Are Attendees an Audience or Participants?

August 17, 2015 Susan Serena

As an event planner in New York, it is your job to decode what your attendees will identify as the benefits of being present at your event. Transforming those supposed benefits into an experience wave that’s based on both passive and active experience concepts that utilize the elements that you can control in terms of spatial dynamics and content is the way that you can produce a mixture of exclusive moments in time. However, you must know the type of attendee you are creating moments for. Are they an audience or a participant?

 

If they fall under audience, that will imply a one-way passive communication. For example, you give them information about your services or products and they receive the info. To convert the attendee into a participant, you would ask them questions so that upon responding, they are transforming into a participant. So how else would you know the difference between the two types?

 

The Experience Wave

It’s pretty easy to figure out from the time an attendee turns up at your booth at The Event Planner Expo if they are the participating type or not because they’ll begin participating from the moment they approach you. Through technology this method may be somewhat passive with use of a QR code on a portable device to get through a programmed wall or active when a face-to-face interaction comes about as the guests provide names to the greeter who already has a paper guest list. Think of these exchanges as conflicting process circumstances when organizing your event program and create an analysis based on the use of both technology and face-to-face communications.

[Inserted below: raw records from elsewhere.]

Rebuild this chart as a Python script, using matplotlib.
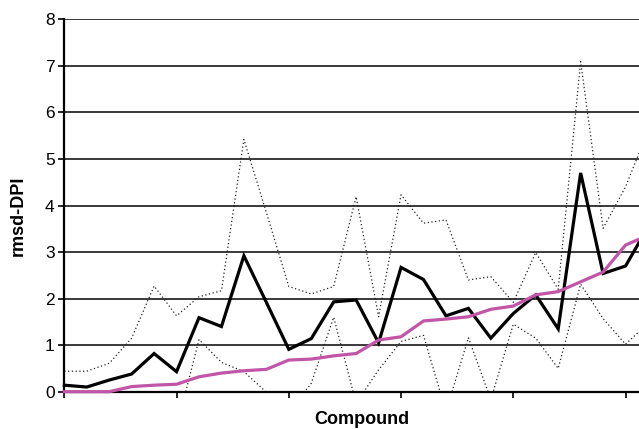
"""
rmsd-DPI per compound: mean value with +/- one standard deviation band
and the reference curve.
"""
import matplotlib
matplotlib.use('Agg')
import matplotlib.pyplot as plt

plt.rcParams['font.family'] = ['Liberation Sans', 'DejaVu Sans']

# Compound index (0-based, in sorted order)
compounds = list(range(27))

# Mean rmsd-DPI per compound
mean_rmsd = [0.14, 0.10, 0.25, 0.38, 0.82, 0.43, 1.59, 1.40, 2.92, 1.92,
             0.91, 1.14, 1.93, 1.97, 1.05, 2.67, 2.41, 1.63, 1.79, 1.15,
             1.68, 2.08, 1.35, 4.70, 2.54, 2.70, 3.54]

# Reference curve
reference = [0.00, 0.00, 0.00, 0.11, 0.14, 0.16, 0.32, 0.40, 0.45, 0.48,
             0.68, 0.70, 0.77, 0.82, 1.11, 1.18, 1.52, 1.56, 1.61, 1.77,
             1.84, 2.08, 2.15, 2.36, 2.57, 3.15, 3.36]

# mean + sd
upper = [0.44, 0.44, 0.61, 1.15, 2.27, 1.63, 2.04, 2.17, 5.42, 3.85,
         2.26, 2.10, 2.26, 4.19, 1.61, 4.23, 3.62, 3.69, 2.40, 2.47,
         1.92, 2.99, 2.20, 7.09, 3.51, 4.40, 5.61]

# mean - sd (negative values fall below the axis and are clipped)
lower = [-0.16, -0.24, -0.11, -0.39, -0.63, -0.77, 1.12, 0.63, 0.43, -0.01,
         -0.44, 0.18, 1.60, -0.25, 0.47, 1.08, 1.21, -0.43, 1.16, -0.17,
         1.45, 1.15, 0.50, 2.31, 1.57, 1.02, 1.47]

W, H = 639, 429
fig = plt.figure(figsize=(W / 100, H / 100), dpi=100)

# plot area runs past the right edge of the image
left, right = 64.3, 648.0
bottom, top = 391.7, 19.3
ax = fig.add_axes([left / W, 1 - bottom / H, (right - left) / W, (bottom - top) / H])

ax.plot(compounds, upper, color='#222222', linestyle=(0, (1, 2)), linewidth=0.9, zorder=2)
ax.plot(compounds, lower, color='#222222', linestyle=(0, (1, 2)), linewidth=0.9, zorder=2)
ax.plot(compounds, mean_rmsd, color='black', linewidth=2.3, zorder=4,
        clip_on=False, solid_joinstyle='miter')
ax.plot(compounds, reference, color='#C155A8', linewidth=2.3, zorder=5,
        clip_on=False)

ax.set_xlim(0, 26)
ax.set_ylim(0, 8)
ax.set_yticks(range(0, 9))
ax.set_xticks(range(0, 27, 5))
ax.set_xticklabels([])

# horizontal gridlines at every unit
ax.yaxis.grid(True, color='#2a2a2a', linewidth=1.3)
ax.set_axisbelow(True)

for side in ('top', 'right'):
    ax.spines[side].set_visible(False)
for side in ('left', 'bottom'):
    ax.spines[side].set_linewidth(1.6)
    ax.spines[side].set_color('black')

ax.tick_params(axis='y', direction='out', length=4, width=1.2, pad=3,
               labelsize=12.5, colors='black')
ax.tick_params(axis='x', direction='out', length=4, width=1.2)

fig.text(18 / W, 1 - 216 / H, 'rmsd-DPI', rotation=90, ha='center', va='center',
         fontsize=13, fontweight='bold')
fig.text(362 / W, 1 - 420 / H, 'Compound', ha='center', va='center',
         fontsize=13, fontweight='bold')

fig.savefig('out.png', dpi=100, facecolor='white')
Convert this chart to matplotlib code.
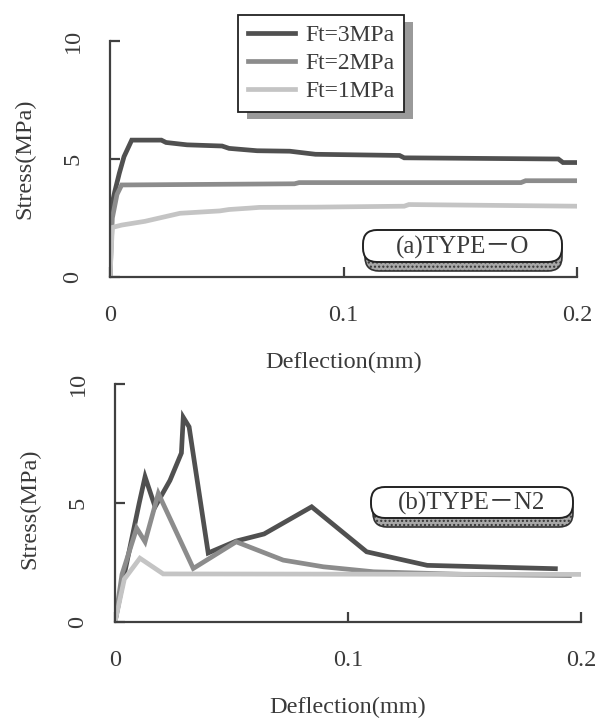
import matplotlib
matplotlib.use("Agg")
import matplotlib.pyplot as plt
from matplotlib.patches import FancyBboxPatch, Rectangle
from matplotlib.transforms import Affine2D

# ---------------- data ----------------
series_labels = ["Ft=3MPa", "Ft=2MPa", "Ft=1MPa"]

top_x3 = [0, 0.0005, 0.002, 0.004, 0.006, 0.0093, 0.022, 0.024, 0.033, 0.048, 0.051, 0.063, 0.077, 0.088, 0.124, 0.126, 0.192, 0.194, 0.2]
top_y3 = [0, 2.9, 3.6, 4.4, 5.1, 5.8, 5.8, 5.7, 5.6, 5.55, 5.45, 5.35, 5.33, 5.2, 5.15, 5.05, 5.0, 4.85, 4.85]
top_x2 = [0, 0.001, 0.003, 0.005, 0.079, 0.081, 0.176, 0.178, 0.2]
top_y2 = [0, 2.5, 3.5, 3.9, 3.95, 4.0, 4.0, 4.08, 4.08]
top_x1 = [0, 0.001, 0.005, 0.015, 0.030, 0.047, 0.051, 0.060, 0.064, 0.088, 0.126, 0.128, 0.2]
top_y1 = [0, 2.1, 2.2, 2.36, 2.7, 2.8, 2.86, 2.92, 2.95, 2.96, 3.0, 3.07, 3.0]

bot_x3 = [0, 0.004, 0.0104, 0.0129, 0.0172, 0.0236, 0.0285, 0.0293, 0.0318, 0.040, 0.052, 0.064, 0.0844, 0.108, 0.134, 0.189]
bot_y3 = [0, 2.0, 5.0, 6.1, 4.84, 5.95, 7.1, 8.6, 8.2, 2.9, 3.4, 3.7, 4.84, 2.95, 2.38, 2.24]
bot_x2 = [0, 0.003, 0.0093, 0.0129, 0.0186, 0.0336, 0.052, 0.0722, 0.0894, 0.111, 0.15, 0.195]
bot_y2 = [0, 2.0, 3.94, 3.37, 5.4, 2.25, 3.37, 2.6, 2.32, 2.11, 2.0, 1.95]
bot_x1 = [0, 0.004, 0.0107, 0.0207, 0.2]
bot_y1 = [0, 1.8, 2.68, 2.02, 2.0]

x_ticks = [0, 0.1, 0.2]
x_ticklabels = ["0", "0.1", "0.2"]
y_ticks = [0, 5, 10]
y_ticklabels = ["0", "5", "10"]
x_label = "Deflection(mm)"
y_label = "Stress(MPa)"
panel_titles = ["(a)TYPE－O", "(b)TYPE－N2"]

# ---------------- style ----------------
plt.rcParams["font.family"] = ["Liberation Serif", "Noto Sans CJK JP", "DejaVu Sans"]
TXT = "#3a3a3a"
colors = ["#505050", "#8c8c8c", "#c4c4c4"]
LW = 3.4
FS = 17.5

W, H = 600, 722
fig = plt.figure(figsize=(W / 100, H / 100), dpi=100)
fig.patch.set_facecolor("white")
# pixel transform (top-left origin)
PX = Affine2D().scale(1, -1).translate(0, H).scale(1 / W, 1 / H) + fig.transFigure


def make_ax(l, r, t, b):
    return fig.add_axes([l / W, 1 - b / H, (r - l) / W, (b - t) / H])


ax1 = make_ax(110, 577, 41, 277)
ax2 = make_ax(115, 581, 384, 622)

panels = [
    (ax1, [(top_x3, top_y3), (top_x2, top_y2), (top_x1, top_y1)], 0.5, -0.364),
    (ax2, [(bot_x3, bot_y3), (bot_x2, bot_y2), (bot_x1, bot_y1)], 0.475, -0.361),
]

handles = None
for ax, series, ylab_y, xlab_y in panels:
    hs = []
    for (xs, ys), c, lab in zip(series, colors, series_labels):
        h, = ax.plot(xs, ys, color=c, lw=LW, solid_joinstyle="miter", label=lab)
        hs.append(h)
    if handles is None:
        handles = hs
    ax.set_xlim(0, 0.2)
    ax.set_ylim(0, 10)
    ax.set_xticks(x_ticks)
    ax.set_xticklabels(x_ticklabels)
    ax.set_yticks(y_ticks)
    ax.set_yticklabels(y_ticklabels, rotation=90, va="center")
    for s in ["top", "right"]:
        ax.spines[s].set_visible(False)
    for s in ["left", "bottom"]:
        ax.spines[s].set_color("#404040")
        ax.spines[s].set_linewidth(1.6)
    ax.tick_params(direction="in", length=7, width=1.6, color="#404040",
                   labelsize=FS, labelcolor=TXT)
    ax.tick_params(axis="x", pad=20)
    ax.tick_params(axis="y", pad=19)
    ax.set_xlabel(x_label, fontsize=FS, color=TXT, va="center")
    ax.xaxis.set_label_coords(0.5, xlab_y)
    ax.set_ylabel(y_label, fontsize=FS, color=TXT, va="center")
    ax.yaxis.set_label_coords(-0.182, ylab_y)
    ax.set_facecolor("none")

# ---------------- legend ----------------
leg = ax1.legend(handles=handles, loc="upper left", bbox_to_anchor=(238, 15),
                 bbox_transform=PX, fontsize=17, frameon=True, fancybox=False,
                 framealpha=1, edgecolor="#222222", handlelength=2.0,
                 handletextpad=0.42, labelspacing=0.26, borderpad=0.42,
                 borderaxespad=0)
leg.get_frame().set_linewidth(1.3)
for t in leg.get_texts():
    t.set_color(TXT)
leg.set_zorder(20)

fig.canvas.draw()
bb = leg.get_window_extent()
lx0, lx1 = bb.x0, bb.x1
ly_top, ly_bot = H - bb.y1, H - bb.y0
shadow = Rectangle((lx0 + 9, ly_top + 7), lx1 - lx0, ly_bot - ly_top,
                   transform=PX, facecolor="#9a9a9a", edgecolor="none",
                   hatch="....", zorder=9)
shadow.set_clip_on(False)
ax1.add_patch(shadow)

# ---------------- panel title boxes ----------------
boxes = [(363, 230, 562, 262, 0), (371, 487, 573, 518, 1)]
for x0, y0, x1, y1, i in boxes:
    sh = FancyBboxPatch((x0 + 2, y0 + 9), x1 - x0 - 2, y1 - y0,
                        boxstyle="round,pad=0,rounding_size=14",
                        transform=PX, facecolor="#a8a8a8", edgecolor="#333333",
                        lw=1.2, hatch="....", zorder=30)
    fig.add_artist(sh)
    bx = FancyBboxPatch((x0, y0), x1 - x0, y1 - y0,
                        boxstyle="round,pad=0,rounding_size=14",
                        transform=PX, facecolor="white", edgecolor="#222222",
                        lw=1.4, zorder=31)
    fig.add_artist(bx)
    fig.text((x0 + x1) / 2, (y0 + y1) / 2 + 1, panel_titles[i], transform=PX,
             ha="center", va="center", fontsize=18, color=TXT, zorder=32)

fig.savefig("out.png", dpi=100, facecolor="white")
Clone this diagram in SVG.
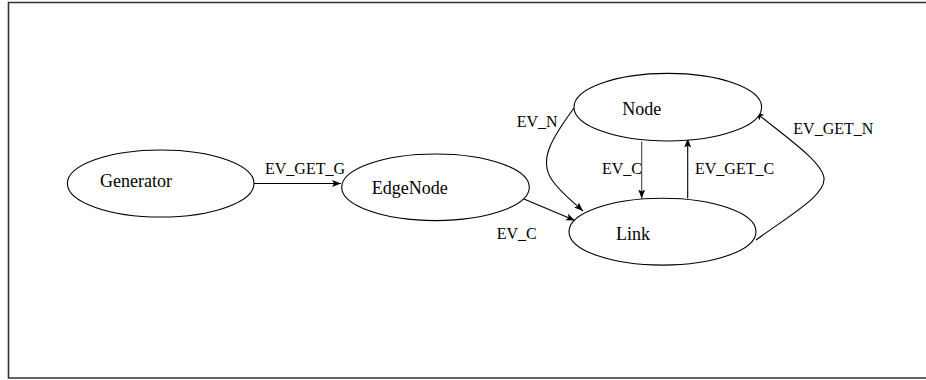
<svg xmlns="http://www.w3.org/2000/svg" width="926" height="380" viewBox="0 0 926 380">
<style>
  .node ellipse { fill: #ffffff; stroke: #000000; stroke-width: 1.1; }
  .nlabel { font-family: "Liberation Serif", "Times New Roman", serif; font-size: 18px; fill: #000; }
  .elabel { font-family: "Liberation Serif", "Times New Roman", serif; font-size: 16px; fill: #000; }
  .edge { fill: none; stroke: #000; stroke-width: 1.1; marker-end: url(#arrow); }
  .frame { stroke: #333; stroke-width: 1.6; fill: none; }
</style>
<defs>
  <marker id="arrow" markerUnits="userSpaceOnUse" markerWidth="10" markerHeight="8" refX="9" refY="3.5" orient="auto">
    <path d="M0,0 L9,3.5 L0,7 L2,3.5 z" fill="#000"/>
  </marker>
</defs>
<rect width="926" height="380" fill="#ffffff"/>
<path class="frame" d="M926,2.5 L8.5,2.5 L8.5,378 L926,378"/>

<g id="connectors">
  <line class="edge" x1="254" y1="183.5" x2="341" y2="183.5"/>
  <line class="edge" x1="524" y1="199" x2="575" y2="220.5"/>
  <path class="edge" d="M574,108 C552,138 538,160 552,180 C560,192 572,201 583,211"/>
  <line class="edge" x1="641.7" y1="141.5" x2="641.7" y2="198.5" style="stroke:#444"/>
  <line class="edge" x1="687.7" y1="198.5" x2="687.7" y2="138.5"/>
  <path class="edge" d="M756,240 C790,215 826,195 824,178 C822,162 790,140 755,112"/>
  <text class="elabel" x="265" y="174">EV_GET_G</text>
  <text class="elabel" x="496.7" y="239.3">EV_C</text>
  <text class="elabel" x="516.7" y="127.3">EV_N</text>
  <text class="elabel" x="602" y="174.3">EV_C</text>
  <text class="elabel" x="695" y="174.3">EV_GET_C</text>
  <text class="elabel" x="793.3" y="134">EV_GET_N</text>
</g>

<g id="generator" class="node">
  <ellipse cx="160.7" cy="183.5" rx="93.3" ry="33.5"/>
  <text class="nlabel" x="100" y="187">Generator</text>
</g>
<g id="edgenode" class="node">
  <ellipse cx="435.5" cy="187.3" rx="93.8" ry="33.3"/>
  <text class="nlabel" x="371.7" y="194">EdgeNode</text>
</g>
<g id="node" class="node">
  <ellipse cx="667.8" cy="107.2" rx="93.8" ry="33.8"/>
  <text class="nlabel" x="622.3" y="115">Node</text>
</g>
<g id="link" class="node">
  <ellipse cx="662.5" cy="231.7" rx="93.5" ry="33.4"/>
  <text class="nlabel" x="616" y="240">Link</text>
</g>
</svg>
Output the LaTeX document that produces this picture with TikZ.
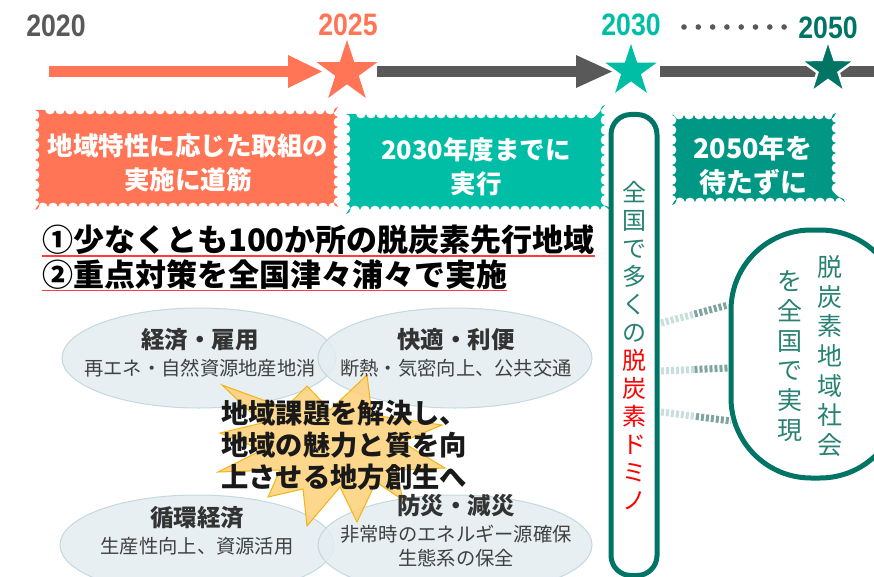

As NYC event planners we spend time making the run sheet to coordinate the countless production activities and elements of an event. How many of you construct an experience sheet where both passive audience points and active participatory points are created? My guess is that not many New York event planners do this. It should be something that you incorporate at your booth in order to create an experience. It’s as easy as adding an additional row to your run sheet, but based on a thorough analysis of how you can manipulate the form to create an experience wave.

The goal of creating this worksheet is to get to know your prospects in order to qualify them as a lead and learn where your service will benefit them. Did they only listen? Or did they interact with you and give you invisible gold that you can cash in later on? While they participated, they may have told you a story about how their son broke their leg in soccer last week. Take a guess at what your opening line will be on your follow-up call after the expo. “How are you its Mary from the XYZ company, we met at the Event Planner’s Expo in NY last week. How is your son holding up?”  A fixed balance of passive and active involvement of participants is essential to producing a successful experience. So now it’s time to think of an activity that will allow you to create an experience between you and the attendees.